Religious Tolerance Brings Compensation to Churches

A LARGE mural of Jesus tending sheep dominates the front of the Qingyuan Protestant Church. But instead of Palestine, the mural's backdrop depicts the jagged mountains of Guangdong Province.

This building on a busy street in the older part of Qingyuan, a city of about 3 million, is not the original edifice, however. Like so many Christian churches and other places of worship, it was confiscated without compensation during the Cultural Revolution and turned to other uses.

When a period of religious tolerance returned to China in the 1980s, Qingyuan's Christians did not get their old church back. But they did receive compensation from the government. With that money, the church opened its present edifice.

When Wendell Karsen of the Hong Kong Christian Council first visited Guangdong Province in 1978 he was hard pressed to find any church open. ''Those that I came across had broken windows or were filled with coal,'' he says. Others were turned into factories or workers' dormitories.

In recent years a certain rectification has taken place. Indeed, one of the biggest issues that confronted Chinese Christians as they resurfaced was how to get their old churches back or, failing that, to receive compensation or back rent. It is a measure of the government's current religious toleration that it is willing to negotiate these issues.

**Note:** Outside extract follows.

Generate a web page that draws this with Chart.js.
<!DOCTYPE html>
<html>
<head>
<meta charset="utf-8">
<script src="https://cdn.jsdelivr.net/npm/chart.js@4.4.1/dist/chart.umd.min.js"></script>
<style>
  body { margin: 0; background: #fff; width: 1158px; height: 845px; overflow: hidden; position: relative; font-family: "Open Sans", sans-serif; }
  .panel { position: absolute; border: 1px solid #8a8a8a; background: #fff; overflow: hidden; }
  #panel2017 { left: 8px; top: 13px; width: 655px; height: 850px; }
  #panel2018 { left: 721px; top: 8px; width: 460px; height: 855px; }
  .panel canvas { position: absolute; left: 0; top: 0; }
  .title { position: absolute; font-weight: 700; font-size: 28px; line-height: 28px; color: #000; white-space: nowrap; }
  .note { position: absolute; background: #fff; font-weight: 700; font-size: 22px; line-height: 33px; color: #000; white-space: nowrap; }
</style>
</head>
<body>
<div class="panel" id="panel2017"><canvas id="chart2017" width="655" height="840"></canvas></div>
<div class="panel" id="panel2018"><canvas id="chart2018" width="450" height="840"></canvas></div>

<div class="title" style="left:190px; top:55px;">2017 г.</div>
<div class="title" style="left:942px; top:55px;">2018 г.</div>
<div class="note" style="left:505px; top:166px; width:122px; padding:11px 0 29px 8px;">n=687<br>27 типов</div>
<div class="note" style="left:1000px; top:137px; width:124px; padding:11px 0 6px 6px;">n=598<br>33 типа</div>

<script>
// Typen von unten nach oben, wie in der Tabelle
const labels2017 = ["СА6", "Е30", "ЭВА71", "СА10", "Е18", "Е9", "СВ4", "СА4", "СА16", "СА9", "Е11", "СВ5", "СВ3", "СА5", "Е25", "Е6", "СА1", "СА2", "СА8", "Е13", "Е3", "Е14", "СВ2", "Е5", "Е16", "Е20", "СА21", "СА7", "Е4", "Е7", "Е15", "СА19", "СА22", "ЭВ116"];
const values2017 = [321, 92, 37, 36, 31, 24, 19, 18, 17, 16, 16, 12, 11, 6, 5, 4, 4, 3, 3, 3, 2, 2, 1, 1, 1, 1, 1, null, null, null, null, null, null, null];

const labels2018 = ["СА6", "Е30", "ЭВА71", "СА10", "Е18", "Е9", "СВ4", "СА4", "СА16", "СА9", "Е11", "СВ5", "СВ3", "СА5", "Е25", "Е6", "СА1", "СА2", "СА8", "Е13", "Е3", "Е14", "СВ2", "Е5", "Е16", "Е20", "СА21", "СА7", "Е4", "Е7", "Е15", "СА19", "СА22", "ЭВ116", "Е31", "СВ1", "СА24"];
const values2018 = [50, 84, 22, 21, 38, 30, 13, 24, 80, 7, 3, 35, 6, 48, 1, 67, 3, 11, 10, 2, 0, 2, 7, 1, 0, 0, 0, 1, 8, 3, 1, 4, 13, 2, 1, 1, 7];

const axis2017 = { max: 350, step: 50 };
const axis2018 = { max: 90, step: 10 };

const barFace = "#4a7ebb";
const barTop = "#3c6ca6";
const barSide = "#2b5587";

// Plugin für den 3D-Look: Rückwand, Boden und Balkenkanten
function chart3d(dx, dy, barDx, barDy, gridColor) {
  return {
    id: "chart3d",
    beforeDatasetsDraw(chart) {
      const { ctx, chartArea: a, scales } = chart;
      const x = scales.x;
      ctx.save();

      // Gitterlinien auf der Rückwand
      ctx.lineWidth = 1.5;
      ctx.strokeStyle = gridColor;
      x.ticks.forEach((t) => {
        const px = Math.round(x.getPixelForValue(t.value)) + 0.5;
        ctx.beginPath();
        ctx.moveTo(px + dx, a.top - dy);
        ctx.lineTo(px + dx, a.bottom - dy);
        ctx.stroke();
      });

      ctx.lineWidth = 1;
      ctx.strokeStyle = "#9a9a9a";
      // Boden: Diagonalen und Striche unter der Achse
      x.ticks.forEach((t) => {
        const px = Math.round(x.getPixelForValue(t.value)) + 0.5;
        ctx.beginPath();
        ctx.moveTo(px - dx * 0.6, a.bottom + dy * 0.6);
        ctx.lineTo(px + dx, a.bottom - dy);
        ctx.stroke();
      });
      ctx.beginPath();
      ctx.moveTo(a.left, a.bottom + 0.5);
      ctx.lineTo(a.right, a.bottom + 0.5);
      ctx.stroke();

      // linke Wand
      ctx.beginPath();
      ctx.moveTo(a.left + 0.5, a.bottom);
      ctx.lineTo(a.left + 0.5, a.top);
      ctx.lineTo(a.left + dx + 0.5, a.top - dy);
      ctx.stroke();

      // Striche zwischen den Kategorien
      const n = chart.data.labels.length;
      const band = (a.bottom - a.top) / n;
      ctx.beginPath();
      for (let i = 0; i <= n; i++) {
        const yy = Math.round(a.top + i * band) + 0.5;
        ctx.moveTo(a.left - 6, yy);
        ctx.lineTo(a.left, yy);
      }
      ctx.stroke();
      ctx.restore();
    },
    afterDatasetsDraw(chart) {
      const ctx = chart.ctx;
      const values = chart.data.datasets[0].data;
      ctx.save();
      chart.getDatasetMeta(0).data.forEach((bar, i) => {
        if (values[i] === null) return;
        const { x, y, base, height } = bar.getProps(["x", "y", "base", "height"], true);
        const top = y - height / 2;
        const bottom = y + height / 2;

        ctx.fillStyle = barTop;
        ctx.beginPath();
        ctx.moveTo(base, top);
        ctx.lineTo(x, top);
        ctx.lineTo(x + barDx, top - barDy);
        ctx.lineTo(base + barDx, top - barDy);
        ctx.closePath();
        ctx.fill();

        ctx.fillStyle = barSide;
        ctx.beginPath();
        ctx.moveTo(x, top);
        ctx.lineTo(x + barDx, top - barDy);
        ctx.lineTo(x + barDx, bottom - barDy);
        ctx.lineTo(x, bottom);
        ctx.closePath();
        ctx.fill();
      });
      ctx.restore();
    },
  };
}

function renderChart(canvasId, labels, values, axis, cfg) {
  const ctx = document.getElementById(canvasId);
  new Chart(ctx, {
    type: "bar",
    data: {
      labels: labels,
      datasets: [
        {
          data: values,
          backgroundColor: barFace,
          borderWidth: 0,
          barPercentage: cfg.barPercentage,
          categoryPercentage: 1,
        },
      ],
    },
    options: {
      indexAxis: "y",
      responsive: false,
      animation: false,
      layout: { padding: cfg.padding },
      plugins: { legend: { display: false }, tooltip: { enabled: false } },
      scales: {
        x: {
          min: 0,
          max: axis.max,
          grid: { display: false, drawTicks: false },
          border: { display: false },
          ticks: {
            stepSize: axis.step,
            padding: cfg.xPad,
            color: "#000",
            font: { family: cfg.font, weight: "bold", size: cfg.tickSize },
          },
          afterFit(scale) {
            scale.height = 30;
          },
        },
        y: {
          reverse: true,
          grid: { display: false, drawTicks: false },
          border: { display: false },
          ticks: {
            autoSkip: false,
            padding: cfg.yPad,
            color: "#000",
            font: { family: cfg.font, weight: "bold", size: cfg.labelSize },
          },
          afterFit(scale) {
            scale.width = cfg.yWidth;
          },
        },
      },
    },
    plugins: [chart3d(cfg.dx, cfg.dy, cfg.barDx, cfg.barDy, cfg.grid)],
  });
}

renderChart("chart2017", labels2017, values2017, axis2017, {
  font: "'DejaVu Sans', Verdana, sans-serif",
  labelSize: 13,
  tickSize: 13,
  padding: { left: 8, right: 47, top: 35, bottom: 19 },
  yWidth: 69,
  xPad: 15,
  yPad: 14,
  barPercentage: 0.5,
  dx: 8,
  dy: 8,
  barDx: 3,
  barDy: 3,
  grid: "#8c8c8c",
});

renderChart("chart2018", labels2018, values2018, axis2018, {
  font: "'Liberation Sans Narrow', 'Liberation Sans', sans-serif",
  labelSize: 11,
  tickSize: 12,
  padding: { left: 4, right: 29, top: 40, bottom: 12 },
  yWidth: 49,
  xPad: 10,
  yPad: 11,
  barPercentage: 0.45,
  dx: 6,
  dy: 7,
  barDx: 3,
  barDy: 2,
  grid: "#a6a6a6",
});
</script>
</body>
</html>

In some provinces the training of lay leaders includes some legal education to enable church leaders to better argue their case in property disputes. Chinese church publications are also full of articles about the rights of churches to have their property back and provide case studies.

In Jinan, capital of Shandong Province, more than 100 church property disputes have been resolved recently, according to the United Methodist China Program. Often, it required going to court.

In Qingdao, the work unit that had occupied a local church refused to pay rent. The church went to court and not only got its property back but back payment for rent it was owed. In Anqiu city an old church was torn down to make way for a shopping center. The church was given compensation and land where a new, larger edifice has been built.

The churches do not always get the better part of the deal. Many older buildings were on prime locations in the middle of booming coastal cities where property values have soared. They have sometimes been fobbed off with less valuable land.

Yet the remarkable thing is not whether the Christian churches get the better end of the deal, but that there is any deal at all.